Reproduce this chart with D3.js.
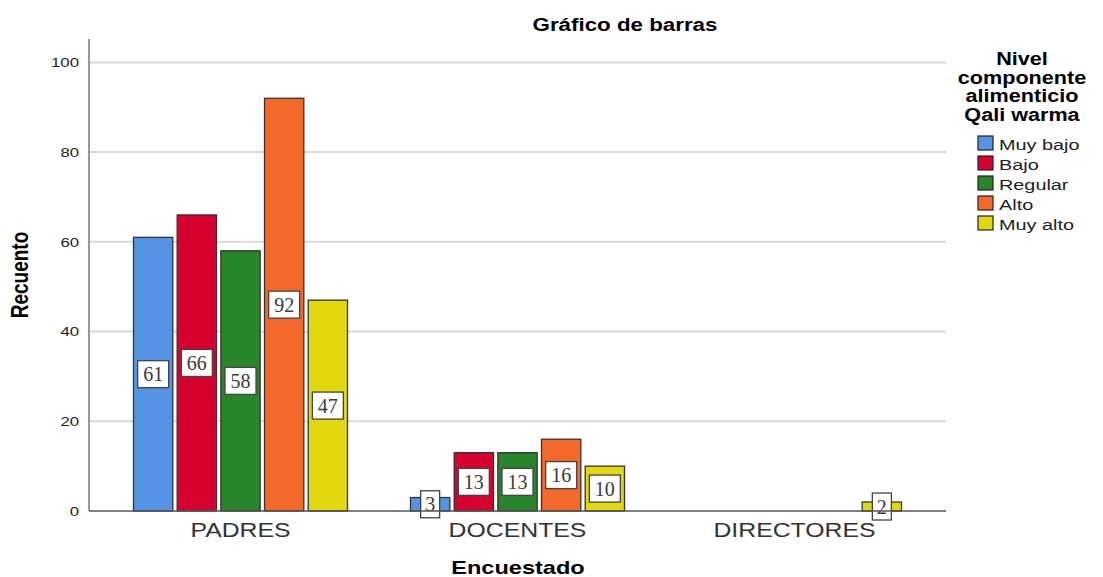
<!DOCTYPE html>
<html>
<head>
<meta charset="utf-8">
<script src="https://cdn.jsdelivr.net/npm/d3@7/dist/d3.min.js"></script>
<style>
  body { margin: 0; background: #fff; }
</style>
</head>
<body>
<svg id="chart" width="1103" height="577" font-family="'Liberation Sans', Arial, sans-serif"></svg>
<script>
// --- data
const categories = ['PADRES', 'DOCENTES', 'DIRECTORES'];
const levels = ['Muy bajo', 'Bajo', 'Regular', 'Alto', 'Muy alto'];
const colors = ['#5594e4', '#d6002f', '#28852a', '#f2692b', '#e2d80e'];
const muyBajo = [61, 3, 0];
const bajo = [66, 13, 0];
const regular = [58, 13, 0];
const alto = [92, 16, 0];
const muyAlto = [47, 10, 2];
const yTicks = [0, 20, 40, 60, 80, 100];
const legendTitle = ['Nivel', 'componente', 'alimenticio', 'Qali warma'];

const series = [muyBajo, bajo, regular, alto, muyAlto];

// the original picture is wider than tall, text looks stretched sideways
const SX = 1.24;
function stretch(sel, k) {
  sel.each(function() {
    const w = this.getComputedTextLength();
    d3.select(this).attr('textLength', w * k).attr('lengthAdjust', 'spacingAndGlyphs');
  });
}

const svg = d3.select('#chart');

// --- scales
const x0 = d3.scaleBand().domain(categories).range([102, 933]);
const x1 = d3.scaleBand().domain(levels).range([0, 214]).paddingInner(0.1);
const y = d3.scaleLinear().domain([0, 100]).range([511, 62.4]);

// gridlines
svg.append('g').selectAll('line')
  .data(yTicks.filter(d => d > 0))
  .enter().append('line')
  .attr('x1', 89).attr('x2', 946)
  .attr('y1', d => y(d)).attr('y2', d => y(d))
  .attr('stroke', '#d9d9d9').attr('stroke-width', 2);

// y axis
const yAxis = svg.append('g').attr('transform', 'translate(89,0)')
  .call(d3.axisLeft(y).tickValues(yTicks).tickSize(0).tickPadding(10));
yAxis.select('.domain').remove();
yAxis.selectAll('text').attr('font-size', 13.5).attr('fill', '#222')
  .attr('font-family', null);
stretch(yAxis.selectAll('text'), SX);
svg.append('line').attr('x1', 89).attr('x2', 89)
  .attr('y1', 39).attr('y2', 511).attr('stroke', '#999').attr('stroke-width', 2);

// bars
const groups = svg.append('g').selectAll('g')
  .data(categories)
  .enter().append('g')
  .attr('transform', c => `translate(${x0(c) + x0.bandwidth() / 2 - 107},0)`);

const cells = groups.selectAll('g.cell')
  .data((c, ci) => levels.map((l, li) => ({ l: l, li: li, v: series[li][ci] })).filter(d => d.v > 0))
  .enter().append('g').attr('class', 'cell');

cells.append('rect')
  .attr('x', d => x1(d.l))
  .attr('width', x1.bandwidth())
  .attr('y', d => y(d.v))
  .attr('height', d => y(0) - y(d.v))
  .attr('fill', d => colors[d.li])
  .attr('stroke', '#333').attr('stroke-width', 1.3);

// x axis
svg.append('line').attr('x1', 89).attr('x2', 946)
  .attr('y1', y(0)).attr('y2', y(0)).attr('stroke', '#555').attr('stroke-width', 1.5);

// value boxes
cells.each(function(d) {
  const g = d3.select(this);
  const cx = x1(d.l) + x1.bandwidth() / 2;
  const cy = (y(d.v) + y(0)) / 2;
  const label = String(d.v);
  const w = label.length > 1 ? 31 : 19;
  g.append('rect')
    .attr('x', cx - w / 2).attr('y', cy - 13.5)
    .attr('width', w).attr('height', 27)
    .attr('fill', '#fff').attr('stroke', '#444').attr('stroke-width', 1.3);
  g.append('text')
    .attr('x', cx).attr('y', cy + 7)
    .attr('text-anchor', 'middle')
    .attr('font-family', "'Liberation Serif', 'DejaVu Serif', serif")
    .attr('font-size', 20).attr('fill', '#3a3a3a')
    .text(label);
});

const xAxis = svg.append('g').attr('transform', `translate(0,${y(0)})`)
  .call(d3.axisBottom(x0).tickSize(0).tickPadding(0));
xAxis.select('.domain').remove();
xAxis.selectAll('text').attr('font-size', 20).attr('fill', '#333')
  .attr('font-family', null).attr('dy', null).attr('y', 26);
stretch(xAxis.selectAll('text'), SX);

// titles
const title = svg.append('text').attr('x', 625).attr('y', 31)
  .attr('text-anchor', 'middle').attr('font-weight', 'bold').attr('font-size', 18)
  .text('Gráfico de barras');
stretch(title, SX);
const xTitle = svg.append('text').attr('x', 518).attr('y', 574)
  .attr('text-anchor', 'middle').attr('font-weight', 'bold').attr('font-size', 19)
  .text('Encuestado');
stretch(xTitle, SX);
const yTitle = svg.append('text')
  .attr('transform', 'translate(28,275) rotate(-90)')
  .attr('text-anchor', 'middle').attr('font-weight', 'bold').attr('font-size', 19 * SX)
  .text('Recuento');
stretch(yTitle, 1 / SX);

// legend
const lg = svg.append('g');
const lt = lg.selectAll('text.t').data(legendTitle).enter().append('text')
  .attr('class', 't')
  .attr('x', 1022).attr('y', (d, i) => 65 + i * 18.5)
  .attr('text-anchor', 'middle').attr('font-weight', 'bold').attr('font-size', 18)
  .text(d => d);
stretch(lt, 1.2);
const items = lg.selectAll('g.item').data(levels).enter().append('g')
  .attr('class', 'item')
  .attr('transform', (d, i) => `translate(978,${136 + i * 20})`);
items.append('rect').attr('width', 15).attr('height', 14)
  .attr('fill', (d, i) => colors[i]).attr('stroke', '#222').attr('stroke-width', 1.2);
const it = items.append('text').attr('x', 21).attr('y', 13.5)
  .attr('font-size', 15.5).attr('fill', '#222').text(d => d);
stretch(it, 1.28);
</script>
</body>
</html>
○ ○ ○ ○ ○ ○ ○
To do:
Transcribe the listing in full and omit the pictures.

Solved exercise:
Reproduce this chart with D3.js.
<!DOCTYPE html>
<html>
<head>
<meta charset="utf-8">
<script src="https://cdn.jsdelivr.net/npm/d3@7/dist/d3.min.js"></script>
<style>
  body { margin: 0; background: #fff; }
</style>
</head>
<body>
<svg id="chart" width="1103" height="577" font-family="'Liberation Sans', Arial, sans-serif"></svg>
<script>
// --- data
const categories = ['PADRES', 'DOCENTES', 'DIRECTORES'];
const levels = ['Muy bajo', 'Bajo', 'Regular', 'Alto', 'Muy alto'];
const colors = ['#5594e4', '#d6002f', '#28852a', '#f2692b', '#e2d80e'];
const muyBajo = [61, 3, 0];
const bajo = [66, 13, 0];
const regular = [58, 13, 0];
const alto = [92, 16, 0];
const muyAlto = [47, 10, 2];
const yTicks = [0, 20, 40, 60, 80, 100];
const legendTitle = ['Nivel', 'componente', 'alimenticio', 'Qali warma'];

const series = [muyBajo, bajo, regular, alto, muyAlto];

// the original picture is wider than tall, text looks stretched sideways
const SX = 1.24;
function stretch(sel, k) {
  sel.each(function() {
    const w = this.getComputedTextLength();
    d3.select(this).attr('textLength', w * k).attr('lengthAdjust', 'spacingAndGlyphs');
  });
}

const svg = d3.select('#chart');

// --- scales
const x0 = d3.scaleBand().domain(categories).range([102, 933]);
const x1 = d3.scaleBand().domain(levels).range([0, 214]).paddingInner(0.1);
const y = d3.scaleLinear().domain([0, 100]).range([511, 62.4]);

// gridlines
svg.append('g').selectAll('line')
  .data(yTicks.filter(d => d > 0))
  .enter().append('line')
  .attr('x1', 89).attr('x2', 946)
  .attr('y1', d => y(d)).attr('y2', d => y(d))
  .attr('stroke', '#d9d9d9').attr('stroke-width', 2);

// y axis
const yAxis = svg.append('g').attr('transform', 'translate(89,0)')
  .call(d3.axisLeft(y).tickValues(yTicks).tickSize(0).tickPadding(10));
yAxis.select('.domain').remove();
yAxis.selectAll('text').attr('font-size', 13.5).attr('fill', '#222')
  .attr('font-family', null);
stretch(yAxis.selectAll('text'), SX);
svg.append('line').attr('x1', 89).attr('x2', 89)
  .attr('y1', 39).attr('y2', 511).attr('stroke', '#999').attr('stroke-width', 2);

// bars
const groups = svg.append('g').selectAll('g')
  .data(categories)
  .enter().append('g')
  .attr('transform', c => `translate(${x0(c) + x0.bandwidth() / 2 - 107},0)`);

const cells = groups.selectAll('g.cell')
  .data((c, ci) => levels.map((l, li) => ({ l: l, li: li, v: series[li][ci] })).filter(d => d.v > 0))
  .enter().append('g').attr('class', 'cell');

cells.append('rect')
  .attr('x', d => x1(d.l))
  .attr('width', x1.bandwidth())
  .attr('y', d => y(d.v))
  .attr('height', d => y(0) - y(d.v))
  .attr('fill', d => colors[d.li])
  .attr('stroke', '#333').attr('stroke-width', 1.3);

// x axis
svg.append('line').attr('x1', 89).attr('x2', 946)
  .attr('y1', y(0)).attr('y2', y(0)).attr('stroke', '#555').attr('stroke-width', 1.5);

// value boxes
cells.each(function(d) {
  const g = d3.select(this);
  const cx = x1(d.l) + x1.bandwidth() / 2;
  const cy = (y(d.v) + y(0)) / 2;
  const label = String(d.v);
  const w = label.length > 1 ? 31 : 19;
  g.append('rect')
    .attr('x', cx - w / 2).attr('y', cy - 13.5)
    .attr('width', w).attr('height', 27)
    .attr('fill', '#fff').attr('stroke', '#444').attr('stroke-width', 1.3);
  g.append('text')
    .attr('x', cx).attr('y', cy + 7)
    .attr('text-anchor', 'middle')
    .attr('font-family', "'Liberation Serif', 'DejaVu Serif', serif")
    .attr('font-size', 20).attr('fill', '#3a3a3a')
    .text(label);
});

const xAxis = svg.append('g').attr('transform', `translate(0,${y(0)})`)
  .call(d3.axisBottom(x0).tickSize(0).tickPadding(0));
xAxis.select('.domain').remove();
xAxis.selectAll('text').attr('font-size', 20).attr('fill', '#333')
  .attr('font-family', null).attr('dy', null).attr('y', 26);
stretch(xAxis.selectAll('text'), SX);

// titles
const title = svg.append('text').attr('x', 625).attr('y', 31)
  .attr('text-anchor', 'middle').attr('font-weight', 'bold').attr('font-size', 18)
  .text('Gráfico de barras');
stretch(title, SX);
const xTitle = svg.append('text').attr('x', 518).attr('y', 574)
  .attr('text-anchor', 'middle').attr('font-weight', 'bold').attr('font-size', 19)
  .text('Encuestado');
stretch(xTitle, SX);
const yTitle = svg.append('text')
  .attr('transform', 'translate(28,275) rotate(-90)')
  .attr('text-anchor', 'middle').attr('font-weight', 'bold').attr('font-size', 19 * SX)
  .text('Recuento');
stretch(yTitle, 1 / SX);

// legend
const lg = svg.append('g');
const lt = lg.selectAll('text.t').data(legendTitle).enter().append('text')
  .attr('class', 't')
  .attr('x', 1022).attr('y', (d, i) => 65 + i * 18.5)
  .attr('text-anchor', 'middle').attr('font-weight', 'bold').attr('font-size', 18)
  .text(d => d);
stretch(lt, 1.2);
const items = lg.selectAll('g.item').data(levels).enter().append('g')
  .attr('class', 'item')
  .attr('transform', (d, i) => `translate(978,${136 + i * 20})`);
items.append('rect').attr('width', 15).attr('height', 14)
  .attr('fill', (d, i) => colors[i]).attr('stroke', '#222').attr('stroke-width', 1.2);
const it = items.append('text').attr('x', 21).attr('y', 13.5)
  .attr('font-size', 15.5).attr('fill', '#222').text(d => d);
stretch(it, 1.28);
</script>
</body>
</html>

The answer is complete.